Shit, we've seen Carle give the game away....
But despite the troubles of a left-handed blue liner positioned on his weakside, Matt Carle's usefulness is spread universally in all game situations. He plays 5-on-5 and on both PP & PK special teams. Carle's gone three consecutive regular seasons playing 80+ games, and all 82 in 2010-11, 2011-12. So he's incredibly durable which is a rarity among professional sports players these days.
And Matt is simply one of the better defensemen in the League when it comes to defensive zone breakouts. If he were moved leftward to make way for a right-handed linemate then his turnovers could be cut in half, and we could potentially have our #1 & 2 defensemen.
Perhaps this strategy is all part of Paul Holmgren's plan already? After all, Dustin Leed from The Hockey Guys spoke with both Carle and his agent, Kurt Overhardt, and reported that Matt Carle's deal with the Philadelphia Flyers is expected to be announced on July 1.
So who's the mystery righty defenseman?
Matthew Brigidi from The Checking Line put a solid article and list together of possible UFA right-handed defensemen, stating Dennis Wideman's is likely the most attractive right-handed UFA option .... He is a capable puck-moving defenseman who plays big minutes as well as in all situations. The issue rises that he isn’t strong in the defensive zone, isn’t as physical as he should be and turns the puck over a lot.

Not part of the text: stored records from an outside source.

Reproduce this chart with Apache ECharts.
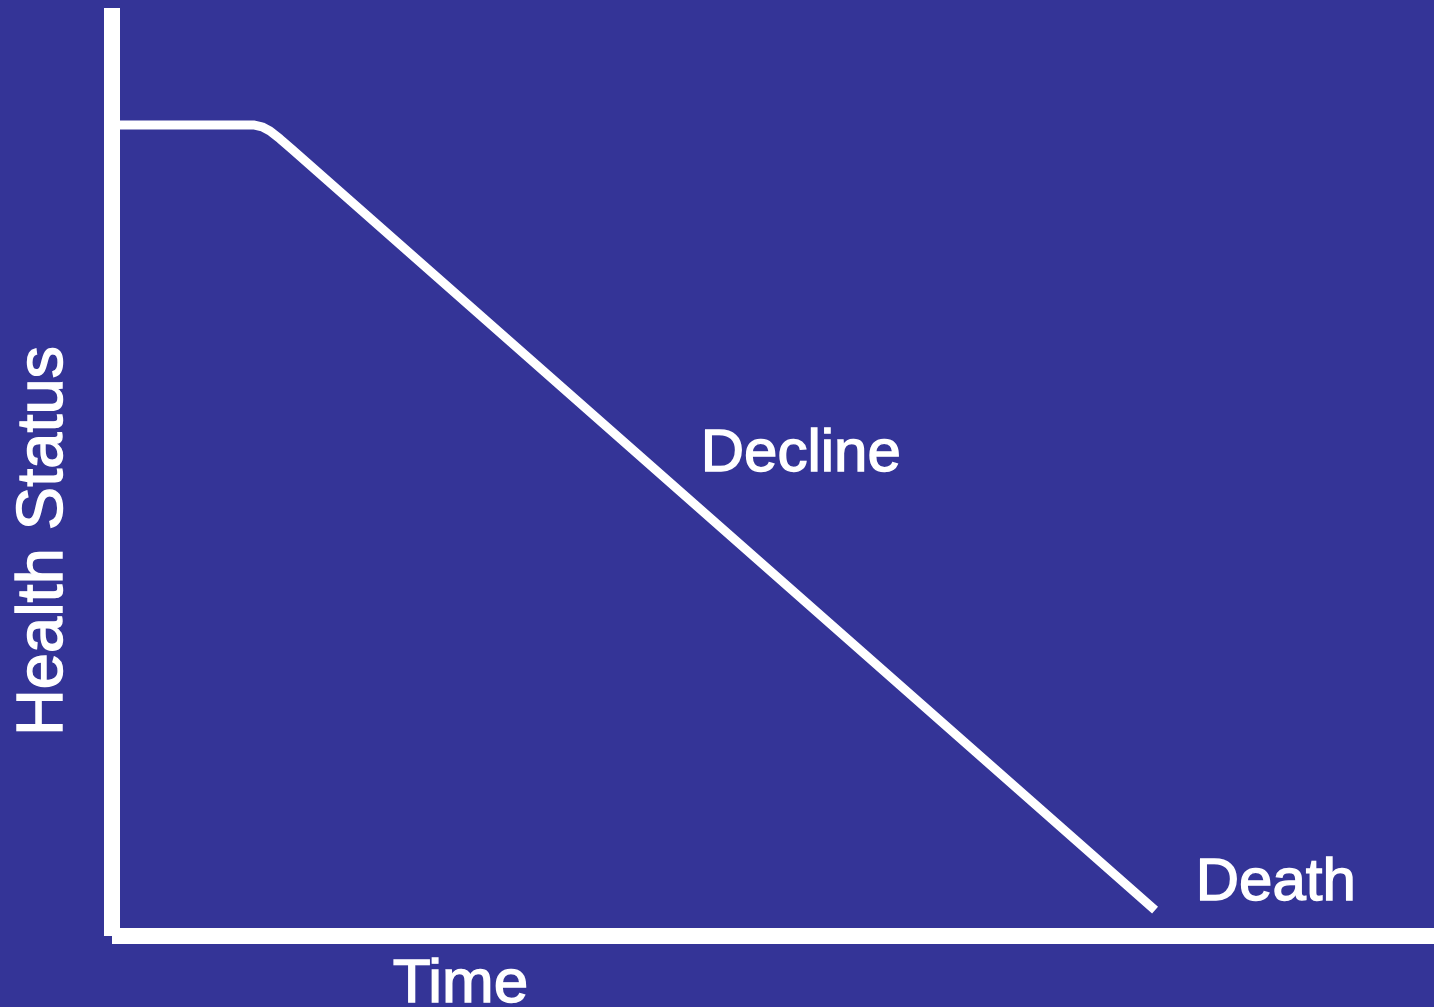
<!DOCTYPE html>
<html>
<head>
<meta charset="utf-8">
<script src="https://cdn.jsdelivr.net/npm/echarts@6/dist/echarts.min.js"></script>
<style>
html,body{margin:0;padding:0;background:#343497;}
#chart{width:1434px;height:1007px;}
</style>
</head>
<body>
<div id="chart"></div>
<script>
// Time (0-100, arbitrary units) and health status (0-100)
var timeValues = [0.6, 10.7, 11.35, 11.95, 12.7, 13.6, 78.9];
var healthValues = [87.4, 87.4, 87.2, 86.75, 85.9, 84.8, 2.8];
var xAxisTitle = 'Time';
var yAxisTitle = 'Health Status';
var annotations = ['Decline', 'Death'];

var seriesData = timeValues.map(function (t, i) { return [t, healthValues[i]]; });

var chart = echarts.init(document.getElementById('chart'));
var white = '#ffffff';
var font = 'Liberation Sans, Arial, sans-serif';
function txt(extra) {
  return Object.assign({ fill: white, stroke: white, lineWidth: 1.4 }, extra);
}
chart.setOption({
  backgroundColor: '#343497',
  animation: false,
  grid: { left: 112, right: 0, top: 8, bottom: 71 },
  xAxis: {
    type: 'value', min: 0, max: 100,
    axisLine: { show: true, onZero: false, lineStyle: { color: white, width: 16, cap: 'butt' } },
    axisTick: { show: false }, axisLabel: { show: false }, splitLine: { show: false }
  },
  yAxis: {
    type: 'value', min: 0, max: 100,
    axisLine: { show: true, onZero: false, lineStyle: { color: white, width: 16, cap: 'butt' } },
    axisTick: { show: false }, axisLabel: { show: false }, splitLine: { show: false }
  },
  series: [{
    type: 'line',
    data: seriesData,
    showSymbol: false,
    symbol: 'none',
    smooth: false,
    lineStyle: { color: white, width: 9, cap: 'butt', join: 'round' }
  }],
  graphic: [
    { type: 'text', left: 700, top: 424, style: txt({ text: annotations[0], font: '60px ' + font }) },
    { type: 'text', left: 1195, top: 853, style: txt({ text: annotations[1], font: '60px ' + font }) },
    { type: 'text', left: 392, top: 953, style: txt({ text: xAxisTitle, font: '62px ' + font }) },
    { type: 'text', x: 44, y: 541, rotation: Math.PI / 2,
      style: txt({ text: yAxisTitle, font: '65px ' + font, align: 'center', verticalAlign: 'middle' }) }
  ]
});
</script>
</body>
</html>
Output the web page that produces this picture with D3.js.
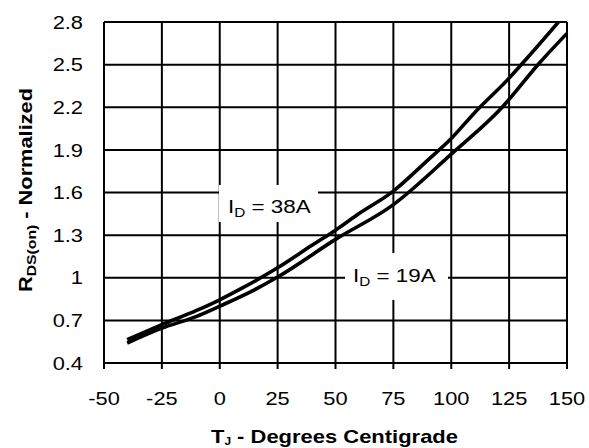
<!DOCTYPE html>
<html><head><meta charset="utf-8">
<script src="https://cdn.jsdelivr.net/npm/d3@7"></script>
<style>
html,body{margin:0;padding:0;background:#fff;}
svg{display:block;font-family:"Liberation Sans",Arial,sans-serif;}
</style></head>
<body><svg id="c" width="589" height="448"></svg>
<script>
// Data
const xTicks = [-50,-25,0,25,50,75,100,125,150];
const yTicks = [0.4,0.7,1.0,1.3,1.6,1.9,2.2,2.5,2.8];
const yTickLabels = ["0.4","0.7","1","1.3","1.6","1.9","2.2","2.5","2.8"];
const temps38 = [-40,-25,-10,0,10,25,40,50,60,75,90,100,110,125,133,150];
const rds38   = [0.565,0.67,0.77,0.845,0.93,1.07,1.23,1.335,1.45,1.61,1.83,1.98,2.16,2.405,2.55,2.87];
const temps19 = [-40,-25,-10,0,15,25,50,75,100,122,138,150];
const rds19   = [0.54,0.645,0.728,0.80,0.915,1.005,1.27,1.515,1.87,2.2,2.51,2.72];

const svg = d3.select("#c");
const L=104,R=567,T=22,B=363;
const x = d3.scaleLinear().domain([-50,150]).range([L,R]);
const y = d3.scaleLinear().domain([0.4,2.8]).range([B,T]);
const SX = 1.18;

// grid
const g = svg.append("g");
g.selectAll(".vx").data(xTicks).join("line")
  .attr("x1",d=>x(d)).attr("x2",d=>x(d)).attr("y1",T).attr("y2",B+6)
  .attr("stroke","#000").attr("stroke-width",2);
g.selectAll(".hy").data(yTicks).join("line")
  .attr("x1",L).attr("x2",R).attr("y1",d=>y(d)).attr("y2",d=>y(d))
  .attr("stroke","#000").attr("stroke-width",2);

// label boxes (white) to break gridlines
const boxes = [{x0:219,x1:318,y0:185,y1:222},{x0:345,x1:448,y0:253,y1:300}];
svg.selectAll(".box").data(boxes).join("rect")
  .attr("x",d=>d.x0).attr("y",d=>d.y0).attr("width",d=>d.x1-d.x0).attr("height",d=>d.y1-d.y0)
  .attr("fill","#fff");

// curves
svg.append("clipPath").attr("id","cp").append("rect").attr("x",L).attr("y",T-1).attr("width",R-L+2).attr("height",B-T+2);
const line = d3.line().x(d=>x(d[0])).y(d=>y(d[1])).curve(d3.curveMonotoneX);
const series = [d3.zip(temps38,rds38), d3.zip(temps19,rds19)];
svg.append("g").attr("clip-path","url(#cp)").selectAll("path").data(series).join("path")
  .attr("d",line).attr("fill","none").attr("stroke","#000").attr("stroke-width",3.6)
  .attr("stroke-linejoin","round");

// curve labels
const lb = svg.selectAll(".lbl").data([[228,213,"38A"],[353,282,"19A"]]).join("g")
  .attr("transform",d=>`translate(${d[0]},${d[1]}) scale(${SX},1)`);
const lt = lb.append("text").attr("font-size",19).attr("fill","#000");
lt.append("tspan").text("I");
lt.append("tspan").attr("font-size",13).attr("dy",4).text("D");
lt.append("tspan").attr("dy",-4).text(d=>" = "+d[2]);

// tick labels
svg.selectAll(".xl").data(xTicks).join("g")
  .attr("transform",d=>`translate(${x(d)},405) scale(${SX},1)`)
  .append("text").attr("text-anchor","middle").attr("font-size",18.5).text(d=>d);
svg.selectAll(".yl").data(yTicks).join("g")
  .attr("transform",d=>`translate(83,${y(d)+6.7}) scale(${SX},1)`)
  .append("text").attr("text-anchor","end").attr("font-size",18.5).text((d,i)=>yTickLabels[i]);

// axis titles
const xt = svg.append("text").attr("x",211).attr("y",443).attr("font-size",18.5).attr("font-weight","bold")
  .attr("textLength",247).attr("lengthAdjust","spacingAndGlyphs");
xt.append("tspan").text("T");
xt.append("tspan").attr("font-size",10).attr("dy",2).text("J");
xt.append("tspan").attr("dy",-2).text(" - Degrees Centigrade");

const yt = svg.append("text").attr("transform","translate(32,292) rotate(-90)").attr("font-size",18).attr("font-weight","bold")
  .attr("textLength",204).attr("lengthAdjust","spacingAndGlyphs");
yt.append("tspan").text("R");
yt.append("tspan").attr("font-size",13).attr("dy",4).text("DS(on)");
yt.append("tspan").attr("dy",-4).text(" - Normalized");
</script></body></html>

The free agency pool is shallow, so the ripe pickings will more than likely be acquired through trades this off-season. Of course, (D) right-shot Shea Weber's name has popped up once or twice...
...understatement of the year.
Toronto d-man, Luke Schenn, is another right-handed skater speculated to be major trade bait throughout the Summer months.
One thing's for sure -- It's gonna be interesting.